◆ **Direction**
Select and reproduce each line of the listing below that bears the string "this".
## start Task input
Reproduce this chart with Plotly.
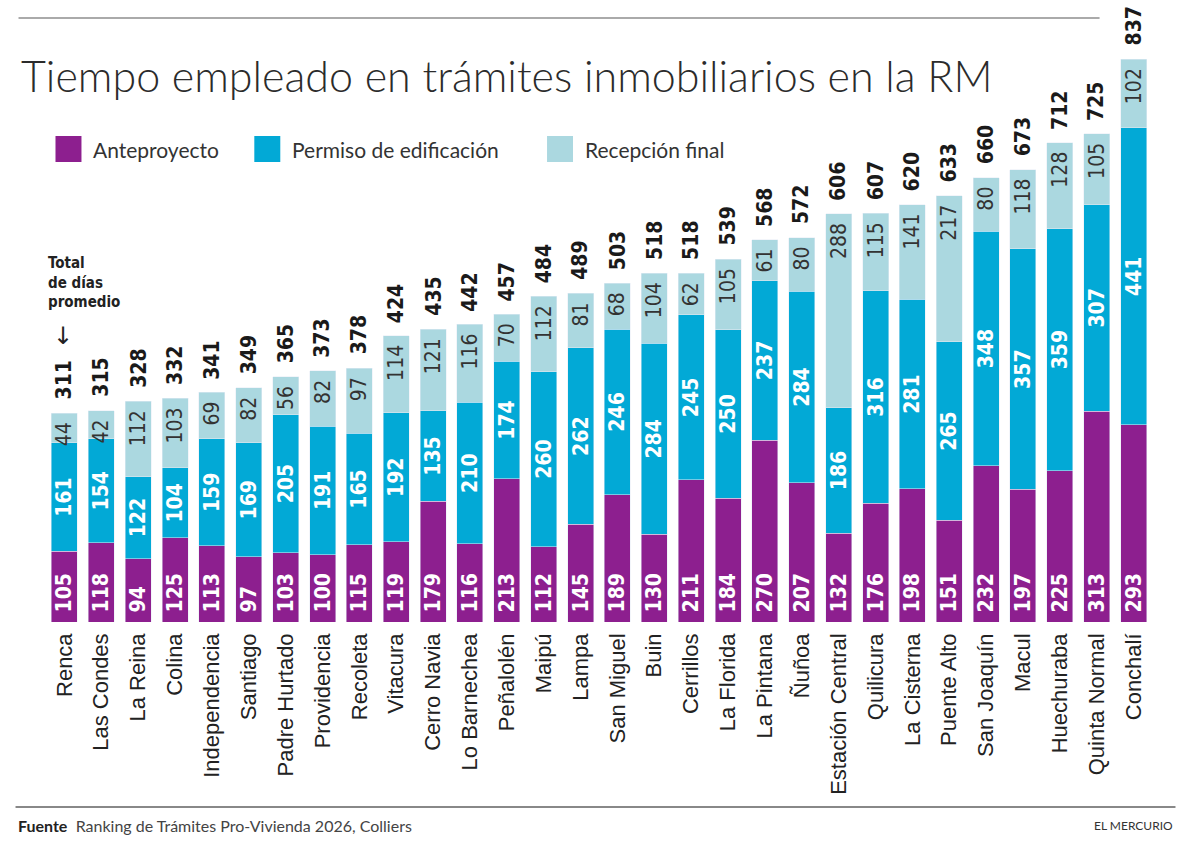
## end Task input
## start Task input
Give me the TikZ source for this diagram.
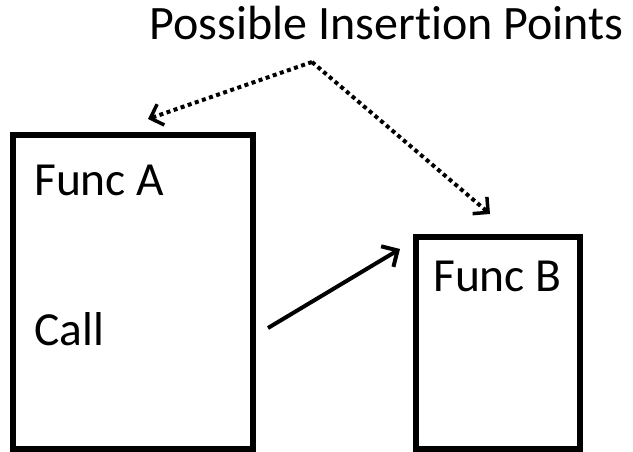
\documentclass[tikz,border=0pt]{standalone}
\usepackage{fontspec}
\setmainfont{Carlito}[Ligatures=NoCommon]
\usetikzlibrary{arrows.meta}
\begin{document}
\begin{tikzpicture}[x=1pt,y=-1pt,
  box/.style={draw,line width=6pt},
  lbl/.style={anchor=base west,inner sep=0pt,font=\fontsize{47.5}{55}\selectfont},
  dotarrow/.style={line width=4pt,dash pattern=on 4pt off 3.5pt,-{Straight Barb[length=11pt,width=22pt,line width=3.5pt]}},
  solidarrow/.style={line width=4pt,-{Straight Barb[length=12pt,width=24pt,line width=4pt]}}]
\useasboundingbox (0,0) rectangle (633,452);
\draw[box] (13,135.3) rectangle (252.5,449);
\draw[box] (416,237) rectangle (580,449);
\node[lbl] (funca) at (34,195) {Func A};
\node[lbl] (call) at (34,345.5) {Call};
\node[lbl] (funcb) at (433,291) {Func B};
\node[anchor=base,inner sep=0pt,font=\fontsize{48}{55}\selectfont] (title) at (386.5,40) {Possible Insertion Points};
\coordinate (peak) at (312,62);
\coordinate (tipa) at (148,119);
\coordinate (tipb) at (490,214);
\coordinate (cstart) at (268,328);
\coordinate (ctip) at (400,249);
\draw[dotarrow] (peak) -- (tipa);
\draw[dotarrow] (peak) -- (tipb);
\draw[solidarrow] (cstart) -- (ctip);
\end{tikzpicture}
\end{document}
## end Task input
◆ **Final result**
Reproduce this chart with Plotly.
Give me the TikZ source for this diagram.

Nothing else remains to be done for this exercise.